In 1995, when I trotted off to NYU, I was housed in a dorm that overlooked Washington Square Park in Greenwich Village, NYC. I was too thrilled to complain about being stuffed in an over-sized closet with 3 other guys. The two small rooms were connected by a tiny bathroom where I patiently sat on a folding chair, hunched over the toilet seat, stirring ramen noodles on a portable electric burner. That was the closest I ever came to "cooking" for my first year on my own. Sophomore year, I struck gold in the housing lottery, scoring a large room with a kitchenette. I also discovered Dean and DeLuca, a "fancy grocery store" in Soho that sold sophisticated ingredients at over-sophisticated prices. The first recipe I made on my own was from The Dean & DeLuca Cookbook, written by David Rosengarten with Joel Dean and Giorgio DeLuca. I had NOTHING in my kitchen, so I spent a small fortune on ingredients and cooking utensils. I stole plates, salt and pepper from the dining hall.
--2 cups Walnut Halves
--3/4 cup Confectioners' Sugar
--Vegetable Oil for frying
--1/2 tsp Salt
--Pinch Cayenne Pepper
--4 Flat Anchovy Fillets, rinsed and drained (or soaked in Milk to draw out the saltiness), then minced
--4 cloves Garlic, peeled
--2 tsp Sherry Vinegar
--2 tsp Fresh Lemon Juice
--1 tsp Worcestershire Sauce
--1/2 tsp Dry Mustard
--1/2 cup Extra-Virgin Olive Oil
--4 heads Romaine Lettuce, washed, dried, and torn into bite-sized pieces
--1/2 cup Roquefort Cheese, crumbled
Simmer the walnuts in boiling water for 5 minutes until slightly softened. Drain and dry completely, then mix with the sugar. In a heavy kettle, heat 3 inches of vegetable oil to about 350 degrees Fahrenheit. Deep fry the walnuts in batches for about 1 or 2 minutes until golden brown, and drain on paper towel. Season with salt and cayenne pepper. Set aside to cool.

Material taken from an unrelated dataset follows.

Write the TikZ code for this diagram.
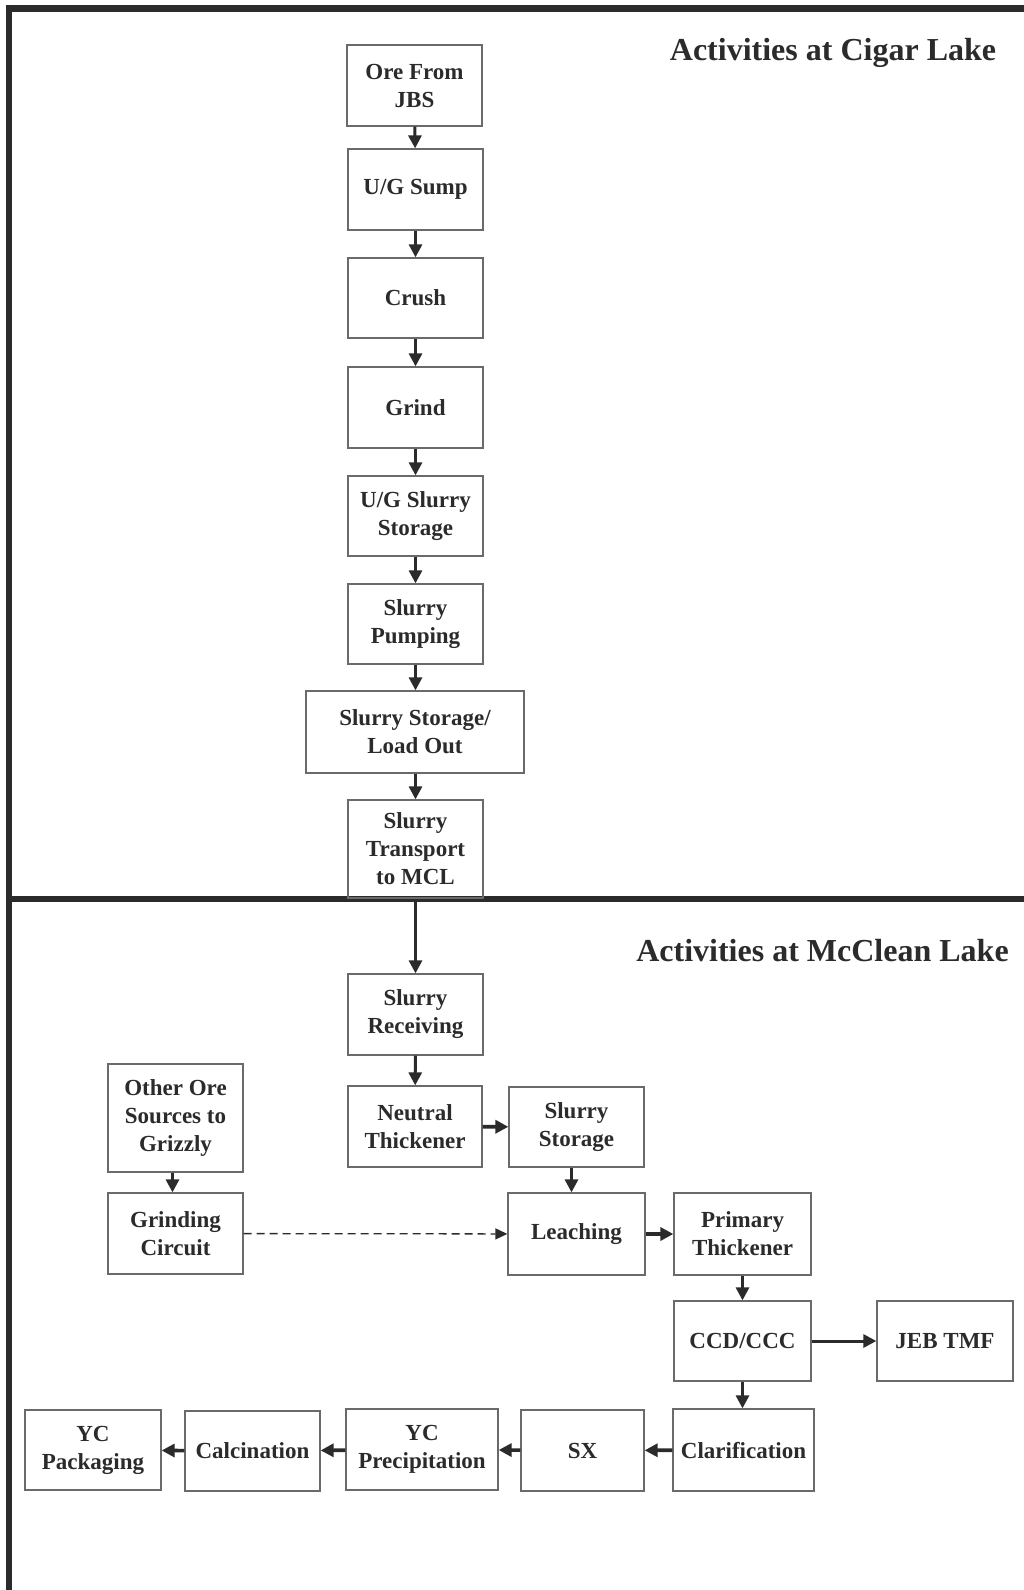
\documentclass[tikz,border=0pt]{standalone}
\usepackage{fontspec}
\setmainfont{Liberation Serif}
\usetikzlibrary{arrows.meta}
\definecolor{ink}{HTML}{2B2B2B}
\definecolor{boxline}{HTML}{6A6A6A}
\begin{document}
\begin{tikzpicture}[x=1pt,y=-1pt,
  box/.style={draw=boxline, line width=1.3pt, rectangle, align=center, inner sep=0pt,
    text=ink, font=\bfseries\fontsize{23}{28}\selectfont,
    minimum width=135pt, minimum height=81pt},
  flow/.style={draw=ink, line width=3pt, -{Triangle[length=13pt,width=13pt]}},
  hflow/.style={draw=ink, line width=3.6pt, -{Triangle[length=13pt,width=13pt]}},
  dflow/.style={draw=ink, line width=1.3pt, dash pattern=on 8pt off 5pt, -{Triangle[length=12pt,width=11pt]}},
  frame/.style={draw=ink, line width=6.5pt},
  title/.style={text=ink, font=\bfseries\fontsize{32}{36}\selectfont, inner sep=0pt, anchor=base}
]
\useasboundingbox (0,0) rectangle (1024,1590);
\fill[white] (0,0) rectangle (1024,1590);

% frame
\coordinate (tl) at (9,8.5);
\coordinate (tr) at (1024,8.5);
\coordinate (bl) at (9,1590);
\coordinate (ml) at (9,899);
\coordinate (mr) at (1024,899);
\draw[frame] ([xshift=-3.25pt]tl) -- (tr);
\draw[frame] (tl) -- (bl);
\draw[frame, line width=6pt] (ml) -- (mr);

% titles
\node[title] (t1) at (833,60) {Activities at Cigar Lake};
\node[title] (t2) at (822.5,961) {Activities at McClean Lake};

% Cigar Lake boxes
\node[box] (ore)   at (414.5,85.5) {Ore From\\JBS};
\node[box] (sump)  at (415.5,189.5) {U/G Sump};
\node[box, minimum height=80pt] (crush) at (415.5,298) {Crush};
\node[box] (grind) at (415.5,407.5) {Grind};
\node[box, minimum height=80pt] (ugss)  at (415.5,516) {U/G Slurry\\Storage};
\node[box, minimum height=80pt] (pump)  at (415.5,624) {Slurry\\Pumping};
\node[box, minimum width=218pt, minimum height=82pt] (load) at (415,732) {Slurry Storage/\\Load Out};
\node[box, minimum height=98pt] (trans) at (415.5,849) {Slurry\\Transport\\to MCL};

% McClean Lake boxes
\node[box] (recv)  at (415.5,1014.5) {Slurry\\Receiving};
\node[box, minimum width=134pt] (neut) at (415,1126.5) {Neutral\\Thickener};
\node[box, minimum height=80pt] (sstor) at (576.5,1127) {Slurry\\Storage};
\node[box, minimum height=108pt] (other) at (175.5,1118) {Other Ore\\Sources to\\Grizzly};
\node[box] (grc)   at (175.5,1233.5) {Grinding\\Circuit};
\node[box, minimum width=137pt, minimum height=82pt] (leach) at (576.5,1234) {Leaching};
\node[box, minimum width=137pt, minimum height=82pt] (prim)  at (742.5,1234) {Primary\\Thickener};
\node[box, minimum width=137pt, minimum height=80pt] (ccd)   at (742.5,1341) {CCD/CCC};
\node[box, minimum width=136pt, minimum height=80pt] (jeb)   at (945,1341) {JEB TMF};
\node[box, minimum width=141pt, minimum height=82pt] (clar)  at (743.5,1450) {Clarification};
\node[box, minimum width=123pt] (sx)    at (582.5,1450.5) {SX};
\node[box, minimum width=152pt] (ycp)   at (422,1449.5) {YC\\Precipitation};
\node[box, minimum height=80pt] (calc)  at (252.5,1451) {Calcination};
\node[box, minimum width=136pt, minimum height=80pt] (ycpk)  at (93,1450) {YC\\Packaging};

% Cigar Lake flow
\draw[flow] (ore) -- (sump);
\draw[flow] (sump) -- (crush);
\draw[flow] (crush) -- (grind);
\draw[flow] (grind) -- (ugss);
\draw[flow] (ugss) -- (pump);
\draw[flow] (pump) -- (load.north -| pump.south);
\draw[flow] (load.south -| trans.north) -- (trans);
\draw[flow] (trans) -- (recv);

% McClean Lake flow
\draw[flow] (recv) -- (neut);
\draw[hflow] (neut) -- (sstor);
\draw[flow] ([xshift=-5pt]sstor.south) -- ([xshift=-5pt]leach.north);
\draw[flow] ([xshift=-3pt]other.south) -- ([xshift=-3pt]grc.north);
\draw[dflow] (grc) -- (leach);
\draw[hflow] (leach) -- (prim);
\draw[flow] (prim) -- (ccd);
\draw[flow] (ccd) -- (jeb);
\draw[flow] (ccd.south) -- (ccd.south |- clar.north);
\draw[hflow] (clar) -- (sx);
\draw[hflow] (sx) -- (ycp);
\draw[hflow] (ycp) -- (calc);
\draw[hflow] (calc) -- (ycpk);
\end{tikzpicture}
\end{document}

In a small bowl, mash the anchovies with the garlic to form a paste. Whisk in the vinegar, lemon juice, Worcestershire sauce, and dried mustard. Slowly drizzle in the olive oil in a stream, whisking until dressing is emulsified.
In a large bowl, toss the lettuce with the dressing to coat, then add the Roquefort cheese and crispy walnuts.